* [Your objective]
Below are the records; give again exactly the lines from the one containing "Write a Python" through the one containing "linewidth=0, zorder=3)", leaving out pictures.
>> Begin Given information
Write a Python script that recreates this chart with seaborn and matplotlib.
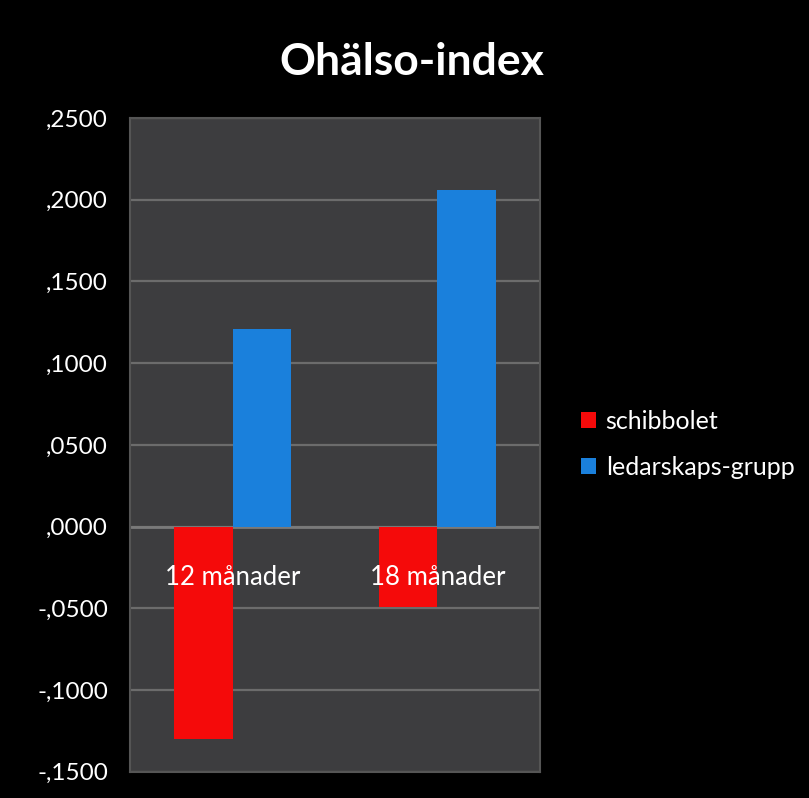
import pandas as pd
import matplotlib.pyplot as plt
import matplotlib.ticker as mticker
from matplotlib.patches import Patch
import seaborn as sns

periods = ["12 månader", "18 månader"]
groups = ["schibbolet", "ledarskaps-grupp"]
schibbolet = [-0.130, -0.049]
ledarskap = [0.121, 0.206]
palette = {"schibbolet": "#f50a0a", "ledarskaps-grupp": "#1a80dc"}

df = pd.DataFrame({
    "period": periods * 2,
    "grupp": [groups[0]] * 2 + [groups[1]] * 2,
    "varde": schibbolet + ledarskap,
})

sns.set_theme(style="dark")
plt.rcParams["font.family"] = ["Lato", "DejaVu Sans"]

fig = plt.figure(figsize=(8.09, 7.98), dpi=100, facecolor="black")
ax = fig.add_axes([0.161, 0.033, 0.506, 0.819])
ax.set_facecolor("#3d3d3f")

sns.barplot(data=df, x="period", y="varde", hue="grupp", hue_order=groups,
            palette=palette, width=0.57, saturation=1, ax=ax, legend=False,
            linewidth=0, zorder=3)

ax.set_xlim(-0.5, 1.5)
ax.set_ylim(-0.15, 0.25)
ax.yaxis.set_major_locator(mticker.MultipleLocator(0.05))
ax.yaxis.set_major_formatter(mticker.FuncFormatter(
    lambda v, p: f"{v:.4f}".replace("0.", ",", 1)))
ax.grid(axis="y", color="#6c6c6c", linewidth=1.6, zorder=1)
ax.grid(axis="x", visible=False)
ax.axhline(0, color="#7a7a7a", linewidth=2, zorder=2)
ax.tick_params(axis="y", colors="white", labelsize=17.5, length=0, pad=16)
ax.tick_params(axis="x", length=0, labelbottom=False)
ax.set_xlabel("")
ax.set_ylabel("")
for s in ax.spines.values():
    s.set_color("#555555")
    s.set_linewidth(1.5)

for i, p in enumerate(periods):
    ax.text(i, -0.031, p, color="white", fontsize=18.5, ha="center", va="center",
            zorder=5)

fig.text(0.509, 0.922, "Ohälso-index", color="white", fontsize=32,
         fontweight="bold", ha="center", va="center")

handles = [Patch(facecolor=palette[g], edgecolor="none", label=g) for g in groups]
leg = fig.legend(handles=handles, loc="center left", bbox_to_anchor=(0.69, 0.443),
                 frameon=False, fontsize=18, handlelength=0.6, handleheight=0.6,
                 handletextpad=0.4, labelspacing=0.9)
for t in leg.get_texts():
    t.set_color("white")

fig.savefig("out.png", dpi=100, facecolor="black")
>> End Given information
>> Begin Given information
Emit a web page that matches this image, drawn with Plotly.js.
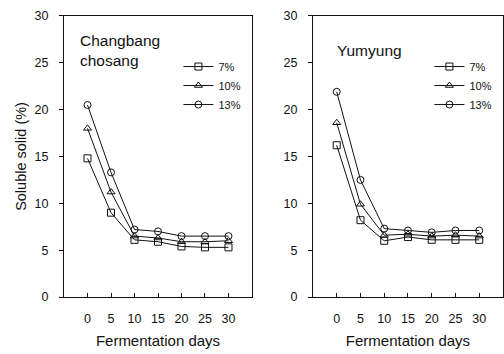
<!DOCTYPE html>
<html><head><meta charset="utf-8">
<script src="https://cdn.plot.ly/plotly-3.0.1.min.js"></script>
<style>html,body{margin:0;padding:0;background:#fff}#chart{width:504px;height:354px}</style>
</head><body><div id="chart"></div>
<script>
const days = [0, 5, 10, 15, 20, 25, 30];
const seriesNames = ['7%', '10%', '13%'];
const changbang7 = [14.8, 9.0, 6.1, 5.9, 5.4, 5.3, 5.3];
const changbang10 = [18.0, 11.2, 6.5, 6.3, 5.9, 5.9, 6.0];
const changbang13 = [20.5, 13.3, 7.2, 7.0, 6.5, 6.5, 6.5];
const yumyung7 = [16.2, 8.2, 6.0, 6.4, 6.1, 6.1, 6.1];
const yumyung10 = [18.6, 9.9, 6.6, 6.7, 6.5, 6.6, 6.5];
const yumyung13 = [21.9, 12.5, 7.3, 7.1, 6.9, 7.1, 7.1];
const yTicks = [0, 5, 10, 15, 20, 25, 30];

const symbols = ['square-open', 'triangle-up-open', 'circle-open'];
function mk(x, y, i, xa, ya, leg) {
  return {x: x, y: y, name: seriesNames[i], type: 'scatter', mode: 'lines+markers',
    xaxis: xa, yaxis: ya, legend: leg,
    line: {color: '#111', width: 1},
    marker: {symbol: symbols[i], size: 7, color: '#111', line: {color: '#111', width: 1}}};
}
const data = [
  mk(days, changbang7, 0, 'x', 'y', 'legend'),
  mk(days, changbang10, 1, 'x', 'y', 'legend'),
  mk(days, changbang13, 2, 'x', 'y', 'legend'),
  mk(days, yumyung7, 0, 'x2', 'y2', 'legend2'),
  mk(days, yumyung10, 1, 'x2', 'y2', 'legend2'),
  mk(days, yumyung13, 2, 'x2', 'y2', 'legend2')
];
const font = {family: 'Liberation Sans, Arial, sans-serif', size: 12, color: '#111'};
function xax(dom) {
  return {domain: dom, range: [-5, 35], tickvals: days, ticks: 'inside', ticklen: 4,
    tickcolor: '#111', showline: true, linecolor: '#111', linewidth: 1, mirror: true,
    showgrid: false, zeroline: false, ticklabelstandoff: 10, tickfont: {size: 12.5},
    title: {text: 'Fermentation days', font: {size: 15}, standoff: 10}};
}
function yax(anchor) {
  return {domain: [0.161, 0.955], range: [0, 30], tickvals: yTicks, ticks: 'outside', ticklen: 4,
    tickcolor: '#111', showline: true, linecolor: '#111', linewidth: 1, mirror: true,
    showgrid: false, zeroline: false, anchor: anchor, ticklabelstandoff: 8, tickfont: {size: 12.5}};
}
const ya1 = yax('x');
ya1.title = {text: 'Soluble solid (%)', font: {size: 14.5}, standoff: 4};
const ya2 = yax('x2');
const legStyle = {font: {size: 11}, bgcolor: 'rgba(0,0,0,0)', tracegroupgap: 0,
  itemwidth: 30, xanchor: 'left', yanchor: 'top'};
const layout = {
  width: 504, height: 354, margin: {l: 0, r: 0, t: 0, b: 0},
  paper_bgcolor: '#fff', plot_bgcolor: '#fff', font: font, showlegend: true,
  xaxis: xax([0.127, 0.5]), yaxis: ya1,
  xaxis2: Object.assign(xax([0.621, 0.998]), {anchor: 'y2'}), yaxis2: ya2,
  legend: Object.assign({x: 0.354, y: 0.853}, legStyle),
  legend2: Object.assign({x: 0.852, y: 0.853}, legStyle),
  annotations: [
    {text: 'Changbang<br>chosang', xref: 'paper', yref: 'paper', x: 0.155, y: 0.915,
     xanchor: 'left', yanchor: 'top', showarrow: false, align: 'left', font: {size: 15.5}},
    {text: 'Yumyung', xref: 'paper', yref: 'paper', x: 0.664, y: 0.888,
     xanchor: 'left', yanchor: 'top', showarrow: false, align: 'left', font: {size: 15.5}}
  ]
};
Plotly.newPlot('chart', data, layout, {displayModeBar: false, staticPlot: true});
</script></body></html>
>> End Given information
>> Begin Given information
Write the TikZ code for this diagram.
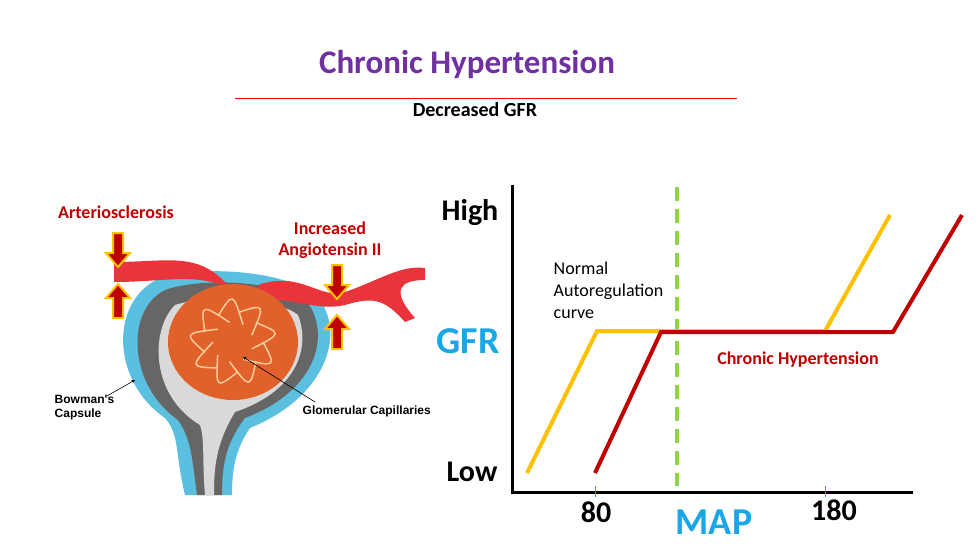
>> End Given information
* [Answer below]
Write a Python script that recreates this chart with seaborn and matplotlib.
import pandas as pd
import matplotlib.pyplot as plt
import matplotlib.ticker as mticker
from matplotlib.patches import Patch
import seaborn as sns

periods = ["12 månader", "18 månader"]
groups = ["schibbolet", "ledarskaps-grupp"]
schibbolet = [-0.130, -0.049]
ledarskap = [0.121, 0.206]
palette = {"schibbolet": "#f50a0a", "ledarskaps-grupp": "#1a80dc"}

df = pd.DataFrame({
    "period": periods * 2,
    "grupp": [groups[0]] * 2 + [groups[1]] * 2,
    "varde": schibbolet + ledarskap,
})

sns.set_theme(style="dark")
plt.rcParams["font.family"] = ["Lato", "DejaVu Sans"]

fig = plt.figure(figsize=(8.09, 7.98), dpi=100, facecolor="black")
ax = fig.add_axes([0.161, 0.033, 0.506, 0.819])
ax.set_facecolor("#3d3d3f")

sns.barplot(data=df, x="period", y="varde", hue="grupp", hue_order=groups,
            palette=palette, width=0.57, saturation=1, ax=ax, legend=False,
            linewidth=0, zorder=3)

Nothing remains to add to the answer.